Apple's behavior on iOS is far more egregious than anything microsoft or google has ever done.

I never once had to run IE or Chrome unwillingly since I could always install netscape, or mosaic, or firefox.

I'm forced to run Safari, unable to decently block ads, unable to use the adons I've written, unable to fork and patch my browser to fix bugs, and I've generally had my software freedoms infringed... and if I don't run safari, then I can't talk to my family group chat (no androids allowed, sms breaks the imessage group features too much) or talk to my grandma who only knows how to use facetime.

I wish so much I could use a phone with firefox, but I can't justify having a spare iPhone just to talk to my family, so I'm kinda forced to suffer through safari, held hostage by apple's monopolistic iMessage behavior.

The only thing that comes close to Apple's behavior is Google's campaign to force Chromebooks upon children in classrooms, requiring them to use Chrome, but at least Google isn't holding their grandmother's hostage... and managed work/school devices already are kinda expected to have substantially less freedom than personal devices, so it feels much less egregious.

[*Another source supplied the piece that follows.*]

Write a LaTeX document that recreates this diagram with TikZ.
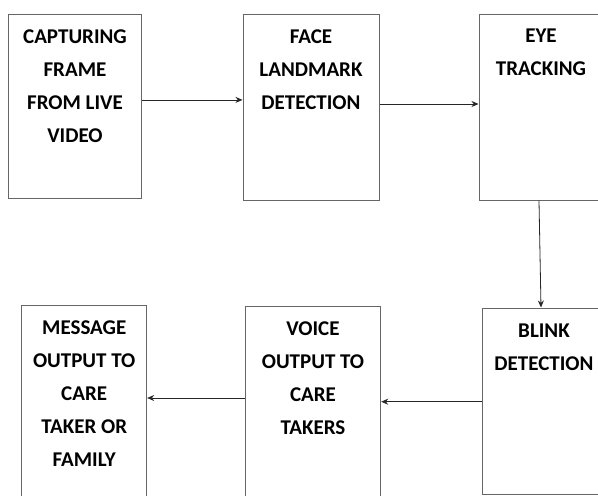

Maybe I missed something but your arguments seem be about how Apple’s locking down of iOS/iPadOS and Safari are harmful to user freedom. That’s a very different argument from the one the person you’re replying to was making. They were saying that the popularity of Apple’s mobile devices coupled with their only running Safari holds back a Chrome monopoly in the browser space. If people don’t support Safari they lose out on a large portion of users.

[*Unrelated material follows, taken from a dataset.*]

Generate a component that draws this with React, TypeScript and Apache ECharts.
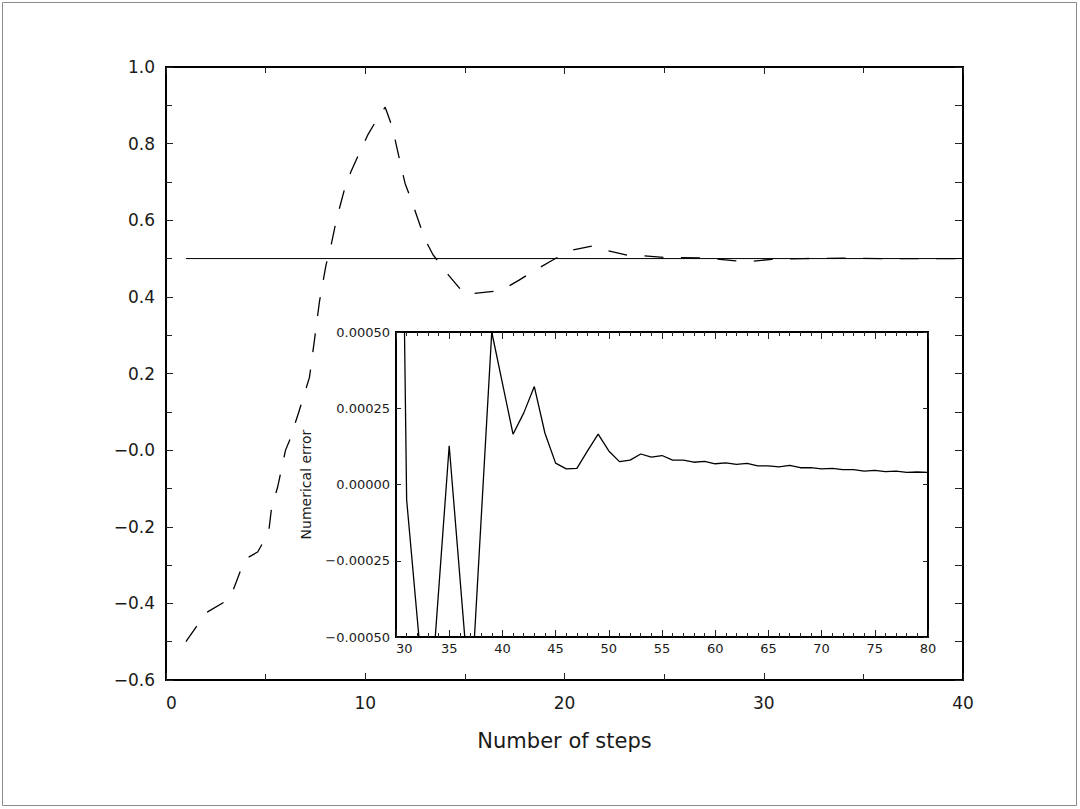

  • > If people don’t support Safari they lose out on a large portion of users.

    If people don't support Safari, it's because the free market has spoken and overwhelmingly chooses alternative options: https://gs.statcounter.com/browser-market-share/desktop/worl...

    The story would be different, if Apple wasn't miserly with their native APIs and App distribution. But this is indeed a harmful and competition-restricting decision, even in Mozilla's opinion: https://mozilla.github.io/platform-tilt/

    So I think we can safely assume that Apple's policy harms browser diversity by forcing their users to support a single minority option. If their users preferred a more feature-filled browser, we would never know; they aren't sincerely presented an alternative choice. If Apple wants their users to defend Safari, maybe they should invest in it until their browser (or Operating System, for that matter) competes with Chrome. Until then, they're promoting a megalomaniac solution and being a sore loser about it at the same time.

    • > because the free market has spoken

      You mean the company dominating the internet heavily promoted and pushed users towards its own browser.

      > If their users preferred a more feature-filled browser

      Where by "feature-filled" you mean "all the Chrome-only non-standards because free market or something"

      4 replies →

Orion Browser includes experimental Firefox extension support on iOS https://kagi.com/orion/

  • And it works really well from what I see.

    Although Orion also has built in a (simpler) implementation the most important Firefox for me and I assume many others, tree style tabs. Orions built in version doesn't have the full customizability from TST but it works and presents tabs nested by what tab the descend from which is the most important feature.